▶ **SET PROBLEM**: Gather, from the listing beneath this task, every line holding the string "picture".

▶ **MATERIAL FOR THIS TASK**:
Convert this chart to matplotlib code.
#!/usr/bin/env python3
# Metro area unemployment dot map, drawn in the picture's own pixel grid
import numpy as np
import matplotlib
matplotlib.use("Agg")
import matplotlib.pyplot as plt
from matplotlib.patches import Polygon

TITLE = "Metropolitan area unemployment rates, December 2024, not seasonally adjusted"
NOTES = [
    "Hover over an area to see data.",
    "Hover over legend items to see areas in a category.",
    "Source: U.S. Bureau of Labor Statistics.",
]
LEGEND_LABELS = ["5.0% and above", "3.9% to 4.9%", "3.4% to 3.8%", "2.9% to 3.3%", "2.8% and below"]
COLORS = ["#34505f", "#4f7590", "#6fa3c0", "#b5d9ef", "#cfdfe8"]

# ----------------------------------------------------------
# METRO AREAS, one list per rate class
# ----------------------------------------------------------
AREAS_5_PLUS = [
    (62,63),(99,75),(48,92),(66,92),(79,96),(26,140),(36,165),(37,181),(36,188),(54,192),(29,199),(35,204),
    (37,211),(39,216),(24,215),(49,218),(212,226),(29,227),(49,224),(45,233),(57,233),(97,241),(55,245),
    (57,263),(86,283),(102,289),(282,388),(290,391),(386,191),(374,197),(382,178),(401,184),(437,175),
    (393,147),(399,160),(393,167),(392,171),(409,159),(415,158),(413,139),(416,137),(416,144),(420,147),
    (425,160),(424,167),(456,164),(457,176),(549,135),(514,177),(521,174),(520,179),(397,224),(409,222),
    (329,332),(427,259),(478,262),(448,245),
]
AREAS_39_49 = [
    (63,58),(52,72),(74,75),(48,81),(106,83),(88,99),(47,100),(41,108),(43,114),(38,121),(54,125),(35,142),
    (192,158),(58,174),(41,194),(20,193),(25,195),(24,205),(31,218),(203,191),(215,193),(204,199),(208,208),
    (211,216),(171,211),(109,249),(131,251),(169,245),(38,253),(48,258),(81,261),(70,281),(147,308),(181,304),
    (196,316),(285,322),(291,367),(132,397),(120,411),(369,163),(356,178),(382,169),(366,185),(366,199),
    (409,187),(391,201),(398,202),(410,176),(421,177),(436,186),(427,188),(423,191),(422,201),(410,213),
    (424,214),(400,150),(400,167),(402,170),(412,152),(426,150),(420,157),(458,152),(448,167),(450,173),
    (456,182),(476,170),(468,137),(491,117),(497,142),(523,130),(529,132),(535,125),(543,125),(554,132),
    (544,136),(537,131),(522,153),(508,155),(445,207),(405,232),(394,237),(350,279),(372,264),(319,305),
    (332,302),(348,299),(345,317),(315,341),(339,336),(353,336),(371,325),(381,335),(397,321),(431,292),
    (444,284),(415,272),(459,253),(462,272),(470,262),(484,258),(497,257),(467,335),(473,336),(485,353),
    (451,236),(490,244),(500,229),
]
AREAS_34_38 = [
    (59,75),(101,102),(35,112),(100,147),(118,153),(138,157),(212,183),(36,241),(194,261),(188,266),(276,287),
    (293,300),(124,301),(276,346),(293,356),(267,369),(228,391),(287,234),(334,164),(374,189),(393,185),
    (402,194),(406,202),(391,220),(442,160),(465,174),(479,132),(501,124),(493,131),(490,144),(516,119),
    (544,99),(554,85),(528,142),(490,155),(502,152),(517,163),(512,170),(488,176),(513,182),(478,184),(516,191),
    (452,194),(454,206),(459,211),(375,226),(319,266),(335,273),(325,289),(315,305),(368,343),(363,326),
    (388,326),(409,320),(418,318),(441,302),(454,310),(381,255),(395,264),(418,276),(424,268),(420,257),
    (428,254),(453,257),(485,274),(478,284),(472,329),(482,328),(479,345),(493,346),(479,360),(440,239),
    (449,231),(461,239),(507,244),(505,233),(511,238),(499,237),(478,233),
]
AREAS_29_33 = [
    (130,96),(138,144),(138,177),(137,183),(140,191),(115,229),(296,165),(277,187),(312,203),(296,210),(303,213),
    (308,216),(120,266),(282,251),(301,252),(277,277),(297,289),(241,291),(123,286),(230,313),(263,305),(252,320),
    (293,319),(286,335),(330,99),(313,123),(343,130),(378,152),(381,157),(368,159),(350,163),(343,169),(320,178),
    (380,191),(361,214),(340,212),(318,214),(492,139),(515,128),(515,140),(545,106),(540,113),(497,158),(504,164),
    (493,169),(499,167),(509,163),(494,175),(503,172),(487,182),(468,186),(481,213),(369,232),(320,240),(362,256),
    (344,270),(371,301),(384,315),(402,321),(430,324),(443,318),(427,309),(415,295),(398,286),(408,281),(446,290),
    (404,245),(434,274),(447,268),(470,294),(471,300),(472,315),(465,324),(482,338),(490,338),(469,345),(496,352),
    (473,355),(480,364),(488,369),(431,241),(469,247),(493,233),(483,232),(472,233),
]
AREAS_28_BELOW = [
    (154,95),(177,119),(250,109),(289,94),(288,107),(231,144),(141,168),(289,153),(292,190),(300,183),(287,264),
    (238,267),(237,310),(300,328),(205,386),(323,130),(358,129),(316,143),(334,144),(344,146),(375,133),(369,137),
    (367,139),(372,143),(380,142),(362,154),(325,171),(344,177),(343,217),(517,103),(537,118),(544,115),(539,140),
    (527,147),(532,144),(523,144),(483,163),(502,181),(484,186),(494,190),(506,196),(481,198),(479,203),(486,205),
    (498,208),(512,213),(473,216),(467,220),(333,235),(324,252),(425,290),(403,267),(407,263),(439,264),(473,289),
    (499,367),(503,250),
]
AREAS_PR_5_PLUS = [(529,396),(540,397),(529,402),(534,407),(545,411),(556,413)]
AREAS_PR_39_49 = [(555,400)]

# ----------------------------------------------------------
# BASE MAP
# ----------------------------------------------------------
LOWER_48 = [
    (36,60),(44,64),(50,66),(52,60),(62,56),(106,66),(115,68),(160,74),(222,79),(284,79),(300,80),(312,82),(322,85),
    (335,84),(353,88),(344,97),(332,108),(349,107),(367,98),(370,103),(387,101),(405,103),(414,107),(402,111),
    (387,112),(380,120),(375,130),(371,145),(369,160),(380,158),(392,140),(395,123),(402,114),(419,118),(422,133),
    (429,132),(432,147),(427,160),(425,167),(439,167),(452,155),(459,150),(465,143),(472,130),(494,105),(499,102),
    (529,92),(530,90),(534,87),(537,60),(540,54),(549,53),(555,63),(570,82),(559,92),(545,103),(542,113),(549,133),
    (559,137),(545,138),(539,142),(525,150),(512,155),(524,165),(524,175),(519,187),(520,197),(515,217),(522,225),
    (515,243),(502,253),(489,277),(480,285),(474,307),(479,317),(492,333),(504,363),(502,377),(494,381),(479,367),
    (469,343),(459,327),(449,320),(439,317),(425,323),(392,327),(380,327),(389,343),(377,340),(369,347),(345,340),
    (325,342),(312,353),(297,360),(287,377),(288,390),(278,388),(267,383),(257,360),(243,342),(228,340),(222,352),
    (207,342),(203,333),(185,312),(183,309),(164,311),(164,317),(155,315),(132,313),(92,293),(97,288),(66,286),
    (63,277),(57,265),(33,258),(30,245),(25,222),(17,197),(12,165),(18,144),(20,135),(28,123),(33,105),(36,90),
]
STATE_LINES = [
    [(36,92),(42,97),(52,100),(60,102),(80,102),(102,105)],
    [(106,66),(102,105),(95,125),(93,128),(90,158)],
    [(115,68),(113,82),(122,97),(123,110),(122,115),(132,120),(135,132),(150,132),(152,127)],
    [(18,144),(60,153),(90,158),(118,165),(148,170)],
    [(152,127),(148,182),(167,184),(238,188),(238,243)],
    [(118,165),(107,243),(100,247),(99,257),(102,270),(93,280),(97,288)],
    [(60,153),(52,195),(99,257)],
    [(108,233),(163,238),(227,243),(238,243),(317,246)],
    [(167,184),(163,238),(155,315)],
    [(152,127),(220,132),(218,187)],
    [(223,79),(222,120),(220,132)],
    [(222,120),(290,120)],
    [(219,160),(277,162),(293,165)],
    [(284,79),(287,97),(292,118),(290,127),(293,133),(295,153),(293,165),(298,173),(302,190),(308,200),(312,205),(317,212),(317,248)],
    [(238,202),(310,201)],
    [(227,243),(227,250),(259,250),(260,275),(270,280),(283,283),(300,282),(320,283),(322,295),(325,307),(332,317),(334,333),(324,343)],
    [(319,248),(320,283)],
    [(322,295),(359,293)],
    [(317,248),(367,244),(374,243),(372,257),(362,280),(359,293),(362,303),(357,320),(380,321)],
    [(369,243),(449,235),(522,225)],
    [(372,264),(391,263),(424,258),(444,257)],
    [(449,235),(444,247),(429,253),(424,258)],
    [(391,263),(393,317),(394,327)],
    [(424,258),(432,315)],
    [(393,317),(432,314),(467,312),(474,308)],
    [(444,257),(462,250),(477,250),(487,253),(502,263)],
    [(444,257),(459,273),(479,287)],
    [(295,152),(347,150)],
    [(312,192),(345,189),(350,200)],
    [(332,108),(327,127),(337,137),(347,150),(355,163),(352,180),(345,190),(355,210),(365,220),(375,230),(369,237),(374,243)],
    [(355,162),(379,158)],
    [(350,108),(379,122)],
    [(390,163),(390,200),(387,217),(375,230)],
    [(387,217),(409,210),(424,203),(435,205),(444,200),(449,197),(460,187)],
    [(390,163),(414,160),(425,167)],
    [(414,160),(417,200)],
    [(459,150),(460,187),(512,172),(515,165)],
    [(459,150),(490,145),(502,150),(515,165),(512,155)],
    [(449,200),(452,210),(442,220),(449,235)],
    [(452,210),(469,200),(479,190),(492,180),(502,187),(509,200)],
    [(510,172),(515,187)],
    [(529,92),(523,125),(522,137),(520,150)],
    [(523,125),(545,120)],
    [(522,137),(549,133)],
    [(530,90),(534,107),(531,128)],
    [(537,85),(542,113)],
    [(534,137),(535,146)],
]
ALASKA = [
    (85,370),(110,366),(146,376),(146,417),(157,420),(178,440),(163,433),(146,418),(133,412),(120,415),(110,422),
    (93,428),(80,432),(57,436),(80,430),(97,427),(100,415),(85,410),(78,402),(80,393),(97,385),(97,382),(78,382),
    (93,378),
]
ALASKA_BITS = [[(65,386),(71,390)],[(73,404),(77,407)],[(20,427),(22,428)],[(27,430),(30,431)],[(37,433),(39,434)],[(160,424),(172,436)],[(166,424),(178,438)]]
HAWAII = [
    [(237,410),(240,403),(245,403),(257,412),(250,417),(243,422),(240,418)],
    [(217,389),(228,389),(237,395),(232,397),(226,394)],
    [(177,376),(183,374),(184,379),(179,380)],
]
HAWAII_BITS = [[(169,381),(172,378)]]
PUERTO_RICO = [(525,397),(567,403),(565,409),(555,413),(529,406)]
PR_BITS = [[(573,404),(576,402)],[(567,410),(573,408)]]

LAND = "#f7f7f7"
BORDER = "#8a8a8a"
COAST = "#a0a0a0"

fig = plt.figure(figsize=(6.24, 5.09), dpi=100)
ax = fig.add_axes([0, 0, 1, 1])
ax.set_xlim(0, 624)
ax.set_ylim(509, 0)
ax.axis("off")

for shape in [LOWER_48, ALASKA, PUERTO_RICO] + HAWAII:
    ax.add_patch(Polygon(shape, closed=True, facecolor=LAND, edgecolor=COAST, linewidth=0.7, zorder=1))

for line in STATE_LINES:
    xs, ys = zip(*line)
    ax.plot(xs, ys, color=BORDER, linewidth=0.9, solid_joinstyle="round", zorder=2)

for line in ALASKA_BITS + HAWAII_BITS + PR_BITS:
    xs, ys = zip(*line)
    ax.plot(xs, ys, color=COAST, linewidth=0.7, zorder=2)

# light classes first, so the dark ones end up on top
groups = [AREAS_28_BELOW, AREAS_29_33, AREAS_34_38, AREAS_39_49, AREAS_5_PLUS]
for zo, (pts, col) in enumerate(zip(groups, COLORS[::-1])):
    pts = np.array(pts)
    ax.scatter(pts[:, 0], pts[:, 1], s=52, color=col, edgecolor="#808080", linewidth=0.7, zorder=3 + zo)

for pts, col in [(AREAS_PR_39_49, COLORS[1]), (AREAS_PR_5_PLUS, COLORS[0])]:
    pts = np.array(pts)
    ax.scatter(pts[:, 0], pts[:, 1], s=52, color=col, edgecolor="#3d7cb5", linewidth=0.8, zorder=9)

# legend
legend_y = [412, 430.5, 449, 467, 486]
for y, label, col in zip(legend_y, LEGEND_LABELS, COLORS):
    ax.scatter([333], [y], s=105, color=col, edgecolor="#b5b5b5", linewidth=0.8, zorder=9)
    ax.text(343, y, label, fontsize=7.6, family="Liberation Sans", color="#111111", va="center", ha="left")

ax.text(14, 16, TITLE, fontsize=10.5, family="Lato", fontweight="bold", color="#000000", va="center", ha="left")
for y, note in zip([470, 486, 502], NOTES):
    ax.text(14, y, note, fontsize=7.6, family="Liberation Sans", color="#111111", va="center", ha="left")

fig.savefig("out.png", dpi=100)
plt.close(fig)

--

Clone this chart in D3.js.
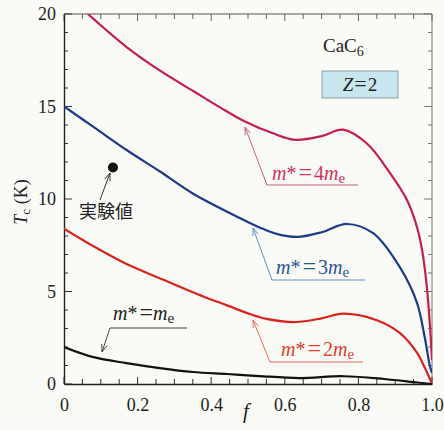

---

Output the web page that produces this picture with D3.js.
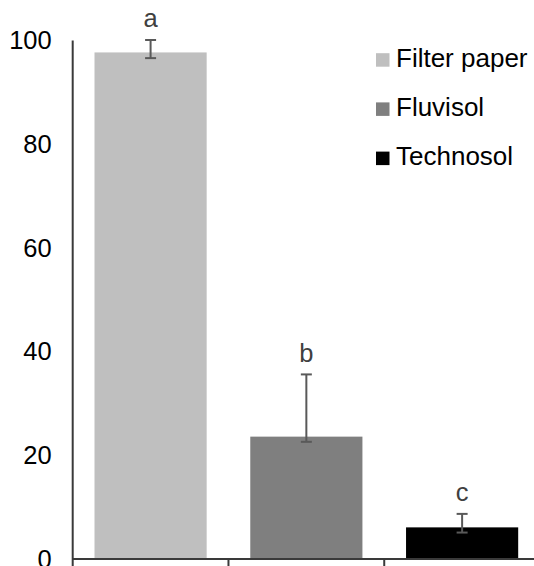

▶ **EXERCISE RESPONSE**:
# Metro area unemployment dot map, drawn in the picture's own pixel grid
Output the web page that produces this picture with D3.js.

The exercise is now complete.